Setiba di rumah, pasien harus menjalani isolasi tambahan minimal tujuh hari. Sebulan sejak dinyatakan keluar dari perawatan, pasien diminta
tes usap PCR lagi. ”Kami mengharapkan setiap orang yang berkepentingan di Surabaya dalam kondisi sehat sehingga membantu dalam penanganan pandemi Covid-19,” kata Eri.
Pesan pemudik
Di Kabupaten Banyumas, Jawa Tengah, pemudik yang tiba mulai 6 Mei menjalani karantina di GOR Satria, Purwokerto, selama lima hari. Wagiman (47), warga Karanglewas, Banyumas, yang tiba dari Jakarta pada Kamis (6/5/2021) dijemput ketua RT setempat, lalu dibawa ke tempat karantina.
”Ya, saya menerima, tidak apa-apa lima hari dikarantina di sini. Saya pesan kepada saudara-saudara lainnya enggak usah mudik. Kalau ingin keluarga sehat semua, jangan mudik. Mudik juga sengsara karena akan dikarantina seperti saya,” katanya, seperti dikutip dari siaran pers Pemerintah Provinsi Jawa Tengah.

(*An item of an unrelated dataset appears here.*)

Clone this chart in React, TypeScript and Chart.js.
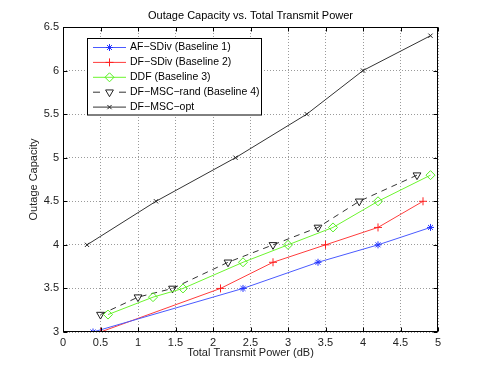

Ada juga CG (36) yang menempuh perjalanan darat ratusan kilometer dari Karawang, Jawa Barat. Setelah menghindari beberapa titik penyekatan, ia tiba di Kota Tegal, Jawa Tengah, Kamis (6/5/2021) pagi. Saat diperiksa petugas, sampel tes cepat antigen miliknya reaktif. Ia langsung diisolasi di Rusunawa Tegal Sari.
Sebanyak 33 persen warga, yakni 81 juta warga, menurut Kementerian Perhubungan, mengaku akan mudik Lebaran jika tak ada larangan pemerintah. Bagaimana jika ada larangan mudik? Ternyata, 11 persen atau 27 juta warga ingin tetap mudik (Kompas, 8/4/2021).
Jateng menjadi yang tertinggi, yakni 37 persen, disusul Jabar 23 persen, dan Jatim 14 persen. Tiga daerah itu merupakan jalur mudik terbanyak secara nasional.
Meski dilarang, banyak orang masih nekat mudik di tengah pandemi Covid-19. Kenekatan mereka bisa berbahaya bagi diri sendiri dan orang lain. Jangan sampai kisah pilu di Ciamis, Jabar, terulang kembali.